=== Exercise aim ===
In the records below, begin at the line that has "Reproduce this chart with Observable Plot." and stop after the line that has "const panels = panelText.map((text, i)"; quote those lines verbatim and nothing more.

=== Dataset records ===

== == ==

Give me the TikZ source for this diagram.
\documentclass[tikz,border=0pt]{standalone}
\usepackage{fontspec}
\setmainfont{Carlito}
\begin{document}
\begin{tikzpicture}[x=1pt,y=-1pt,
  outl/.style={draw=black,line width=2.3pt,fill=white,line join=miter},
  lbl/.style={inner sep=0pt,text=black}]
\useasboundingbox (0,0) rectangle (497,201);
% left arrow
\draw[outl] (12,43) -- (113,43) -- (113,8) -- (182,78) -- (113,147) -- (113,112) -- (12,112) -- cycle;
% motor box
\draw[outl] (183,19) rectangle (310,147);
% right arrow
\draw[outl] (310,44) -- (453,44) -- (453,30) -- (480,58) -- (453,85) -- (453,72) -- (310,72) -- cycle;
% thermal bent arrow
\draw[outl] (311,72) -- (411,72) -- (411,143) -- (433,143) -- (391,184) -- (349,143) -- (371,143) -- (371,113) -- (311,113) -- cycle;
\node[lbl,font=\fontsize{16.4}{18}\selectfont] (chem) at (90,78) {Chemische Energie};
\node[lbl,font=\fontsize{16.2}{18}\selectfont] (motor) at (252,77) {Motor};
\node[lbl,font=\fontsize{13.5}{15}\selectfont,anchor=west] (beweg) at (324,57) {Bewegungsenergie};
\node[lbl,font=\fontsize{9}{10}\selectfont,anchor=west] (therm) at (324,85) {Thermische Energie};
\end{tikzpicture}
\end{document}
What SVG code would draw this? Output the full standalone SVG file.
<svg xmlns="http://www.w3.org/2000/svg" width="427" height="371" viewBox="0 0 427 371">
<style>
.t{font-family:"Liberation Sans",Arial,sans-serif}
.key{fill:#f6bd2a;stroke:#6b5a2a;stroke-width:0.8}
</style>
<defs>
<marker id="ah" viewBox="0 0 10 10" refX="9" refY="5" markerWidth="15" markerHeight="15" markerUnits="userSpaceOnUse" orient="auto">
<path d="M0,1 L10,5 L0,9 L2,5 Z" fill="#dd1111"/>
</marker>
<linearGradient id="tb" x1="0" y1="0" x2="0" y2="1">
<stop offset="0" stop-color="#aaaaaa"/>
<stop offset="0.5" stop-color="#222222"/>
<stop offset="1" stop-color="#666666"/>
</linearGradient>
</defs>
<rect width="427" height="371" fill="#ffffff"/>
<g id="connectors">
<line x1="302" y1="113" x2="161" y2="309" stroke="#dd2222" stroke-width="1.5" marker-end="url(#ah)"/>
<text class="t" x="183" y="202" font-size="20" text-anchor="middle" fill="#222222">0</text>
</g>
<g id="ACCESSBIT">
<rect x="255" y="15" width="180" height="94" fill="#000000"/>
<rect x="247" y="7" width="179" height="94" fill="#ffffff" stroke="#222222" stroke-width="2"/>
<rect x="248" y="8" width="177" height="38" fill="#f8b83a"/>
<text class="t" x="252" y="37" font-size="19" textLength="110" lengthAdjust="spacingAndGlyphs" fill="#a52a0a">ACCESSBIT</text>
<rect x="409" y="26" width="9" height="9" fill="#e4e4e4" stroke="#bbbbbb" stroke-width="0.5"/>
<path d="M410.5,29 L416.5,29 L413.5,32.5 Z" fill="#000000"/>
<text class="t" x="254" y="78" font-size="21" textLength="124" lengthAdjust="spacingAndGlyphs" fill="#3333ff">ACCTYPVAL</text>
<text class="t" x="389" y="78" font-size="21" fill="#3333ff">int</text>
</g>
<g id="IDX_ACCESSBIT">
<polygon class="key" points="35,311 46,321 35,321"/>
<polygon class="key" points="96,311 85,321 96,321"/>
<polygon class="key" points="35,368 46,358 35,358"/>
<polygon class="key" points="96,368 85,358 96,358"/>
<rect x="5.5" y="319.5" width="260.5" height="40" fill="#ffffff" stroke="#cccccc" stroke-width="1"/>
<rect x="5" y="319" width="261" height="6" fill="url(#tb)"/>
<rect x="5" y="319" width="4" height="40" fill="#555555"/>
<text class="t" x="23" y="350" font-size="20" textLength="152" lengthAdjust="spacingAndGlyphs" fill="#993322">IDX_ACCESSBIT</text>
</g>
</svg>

== == ==

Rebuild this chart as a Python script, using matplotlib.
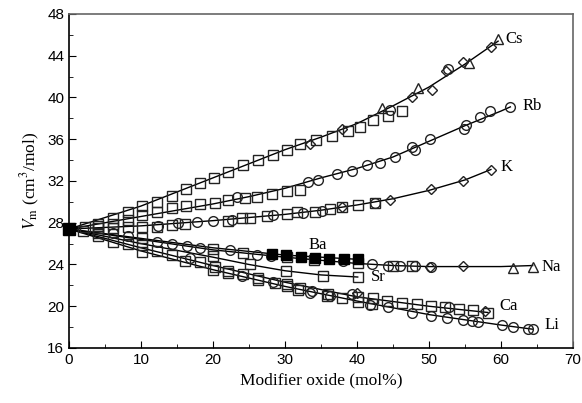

== == ==

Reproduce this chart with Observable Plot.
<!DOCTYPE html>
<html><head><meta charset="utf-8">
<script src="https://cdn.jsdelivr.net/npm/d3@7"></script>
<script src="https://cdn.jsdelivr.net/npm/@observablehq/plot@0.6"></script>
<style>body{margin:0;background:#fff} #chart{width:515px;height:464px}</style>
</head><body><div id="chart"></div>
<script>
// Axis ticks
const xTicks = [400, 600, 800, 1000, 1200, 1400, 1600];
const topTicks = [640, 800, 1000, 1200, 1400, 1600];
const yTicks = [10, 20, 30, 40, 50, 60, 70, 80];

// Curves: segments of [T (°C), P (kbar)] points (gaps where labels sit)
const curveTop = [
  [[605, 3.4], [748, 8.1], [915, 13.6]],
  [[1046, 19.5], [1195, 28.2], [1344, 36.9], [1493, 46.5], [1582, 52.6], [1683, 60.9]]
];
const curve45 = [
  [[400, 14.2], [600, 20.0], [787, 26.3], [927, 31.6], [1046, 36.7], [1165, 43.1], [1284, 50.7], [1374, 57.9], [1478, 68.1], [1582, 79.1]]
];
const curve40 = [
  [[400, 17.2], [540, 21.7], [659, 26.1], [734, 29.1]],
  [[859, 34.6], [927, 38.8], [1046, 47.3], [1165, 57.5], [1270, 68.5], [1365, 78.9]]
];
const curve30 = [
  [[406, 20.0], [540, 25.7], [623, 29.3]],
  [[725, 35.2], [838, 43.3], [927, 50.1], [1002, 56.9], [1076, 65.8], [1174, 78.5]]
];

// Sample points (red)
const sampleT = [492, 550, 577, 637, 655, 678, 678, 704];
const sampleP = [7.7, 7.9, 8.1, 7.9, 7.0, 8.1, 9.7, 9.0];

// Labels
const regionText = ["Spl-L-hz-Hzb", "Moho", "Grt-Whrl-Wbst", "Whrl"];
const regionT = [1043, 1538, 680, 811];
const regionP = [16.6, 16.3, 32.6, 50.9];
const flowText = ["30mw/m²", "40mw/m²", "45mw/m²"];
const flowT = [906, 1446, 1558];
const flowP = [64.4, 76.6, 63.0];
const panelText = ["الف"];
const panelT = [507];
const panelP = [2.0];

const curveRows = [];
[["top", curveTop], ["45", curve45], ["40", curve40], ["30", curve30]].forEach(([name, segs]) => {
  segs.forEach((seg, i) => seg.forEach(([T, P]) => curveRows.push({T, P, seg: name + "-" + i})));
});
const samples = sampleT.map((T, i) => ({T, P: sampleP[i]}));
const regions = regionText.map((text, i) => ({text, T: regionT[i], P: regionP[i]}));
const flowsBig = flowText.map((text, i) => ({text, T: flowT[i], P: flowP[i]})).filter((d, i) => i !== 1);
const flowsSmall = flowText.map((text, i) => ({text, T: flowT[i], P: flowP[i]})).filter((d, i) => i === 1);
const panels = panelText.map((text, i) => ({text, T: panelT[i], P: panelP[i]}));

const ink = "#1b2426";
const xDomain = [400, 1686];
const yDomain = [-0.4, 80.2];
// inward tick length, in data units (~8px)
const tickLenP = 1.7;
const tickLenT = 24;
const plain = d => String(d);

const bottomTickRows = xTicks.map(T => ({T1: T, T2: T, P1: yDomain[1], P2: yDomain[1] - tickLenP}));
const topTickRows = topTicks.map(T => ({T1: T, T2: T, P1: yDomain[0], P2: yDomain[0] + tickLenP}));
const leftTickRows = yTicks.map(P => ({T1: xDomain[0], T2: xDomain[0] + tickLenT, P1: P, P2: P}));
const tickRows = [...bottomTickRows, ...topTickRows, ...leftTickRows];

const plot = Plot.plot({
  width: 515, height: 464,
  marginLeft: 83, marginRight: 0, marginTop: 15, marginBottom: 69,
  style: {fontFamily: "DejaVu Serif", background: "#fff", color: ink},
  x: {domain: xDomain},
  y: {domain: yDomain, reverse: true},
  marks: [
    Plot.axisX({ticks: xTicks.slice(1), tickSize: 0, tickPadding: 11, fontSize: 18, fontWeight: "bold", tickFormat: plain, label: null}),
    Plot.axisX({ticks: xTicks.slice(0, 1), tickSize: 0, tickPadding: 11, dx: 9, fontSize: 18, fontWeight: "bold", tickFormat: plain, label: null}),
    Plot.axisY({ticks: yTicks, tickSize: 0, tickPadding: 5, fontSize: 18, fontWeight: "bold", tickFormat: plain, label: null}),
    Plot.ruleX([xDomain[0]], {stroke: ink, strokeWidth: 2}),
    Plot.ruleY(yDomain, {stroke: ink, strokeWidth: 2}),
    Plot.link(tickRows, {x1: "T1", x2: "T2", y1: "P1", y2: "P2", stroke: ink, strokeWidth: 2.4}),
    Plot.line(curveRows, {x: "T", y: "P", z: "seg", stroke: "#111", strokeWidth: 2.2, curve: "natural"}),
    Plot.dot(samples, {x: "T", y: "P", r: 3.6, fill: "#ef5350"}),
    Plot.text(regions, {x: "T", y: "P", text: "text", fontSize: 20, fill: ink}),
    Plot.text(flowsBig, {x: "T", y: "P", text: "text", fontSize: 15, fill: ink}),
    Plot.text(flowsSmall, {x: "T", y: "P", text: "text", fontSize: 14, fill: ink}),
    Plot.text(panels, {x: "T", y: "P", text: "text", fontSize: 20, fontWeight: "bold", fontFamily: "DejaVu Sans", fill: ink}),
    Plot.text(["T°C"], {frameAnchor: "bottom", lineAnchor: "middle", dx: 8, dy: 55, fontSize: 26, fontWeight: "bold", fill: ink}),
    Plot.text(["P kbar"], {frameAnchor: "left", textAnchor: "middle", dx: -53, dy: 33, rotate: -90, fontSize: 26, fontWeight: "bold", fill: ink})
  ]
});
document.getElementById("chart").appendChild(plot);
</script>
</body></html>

== == ==

=== Result of this task ===
Reproduce this chart with Observable Plot.
<!DOCTYPE html>
<html><head><meta charset="utf-8">
<script src="https://cdn.jsdelivr.net/npm/d3@7"></script>
<script src="https://cdn.jsdelivr.net/npm/@observablehq/plot@0.6"></script>
<style>body{margin:0;background:#fff} #chart{width:515px;height:464px}</style>
</head><body><div id="chart"></div>
<script>
// Axis ticks
const xTicks = [400, 600, 800, 1000, 1200, 1400, 1600];
const topTicks = [640, 800, 1000, 1200, 1400, 1600];
const yTicks = [10, 20, 30, 40, 50, 60, 70, 80];

// Curves: segments of [T (°C), P (kbar)] points (gaps where labels sit)
const curveTop = [
  [[605, 3.4], [748, 8.1], [915, 13.6]],
  [[1046, 19.5], [1195, 28.2], [1344, 36.9], [1493, 46.5], [1582, 52.6], [1683, 60.9]]
];
const curve45 = [
  [[400, 14.2], [600, 20.0], [787, 26.3], [927, 31.6], [1046, 36.7], [1165, 43.1], [1284, 50.7], [1374, 57.9], [1478, 68.1], [1582, 79.1]]
];
const curve40 = [
  [[400, 17.2], [540, 21.7], [659, 26.1], [734, 29.1]],
  [[859, 34.6], [927, 38.8], [1046, 47.3], [1165, 57.5], [1270, 68.5], [1365, 78.9]]
];
const curve30 = [
  [[406, 20.0], [540, 25.7], [623, 29.3]],
  [[725, 35.2], [838, 43.3], [927, 50.1], [1002, 56.9], [1076, 65.8], [1174, 78.5]]
];

// Sample points (red)
const sampleT = [492, 550, 577, 637, 655, 678, 678, 704];
const sampleP = [7.7, 7.9, 8.1, 7.9, 7.0, 8.1, 9.7, 9.0];

// Labels
const regionText = ["Spl-L-hz-Hzb", "Moho", "Grt-Whrl-Wbst", "Whrl"];
const regionT = [1043, 1538, 680, 811];
const regionP = [16.6, 16.3, 32.6, 50.9];
const flowText = ["30mw/m²", "40mw/m²", "45mw/m²"];
const flowT = [906, 1446, 1558];
const flowP = [64.4, 76.6, 63.0];
const panelText = ["الف"];
const panelT = [507];
const panelP = [2.0];

const curveRows = [];
[["top", curveTop], ["45", curve45], ["40", curve40], ["30", curve30]].forEach(([name, segs]) => {
  segs.forEach((seg, i) => seg.forEach(([T, P]) => curveRows.push({T, P, seg: name + "-" + i})));
});
const samples = sampleT.map((T, i) => ({T, P: sampleP[i]}));
const regions = regionText.map((text, i) => ({text, T: regionT[i], P: regionP[i]}));
const flowsBig = flowText.map((text, i) => ({text, T: flowT[i], P: flowP[i]})).filter((d, i) => i !== 1);
const flowsSmall = flowText.map((text, i) => ({text, T: flowT[i], P: flowP[i]})).filter((d, i) => i === 1);
const panels = panelText.map((text, i) => ({text, T: panelT[i], P: panelP[i]}));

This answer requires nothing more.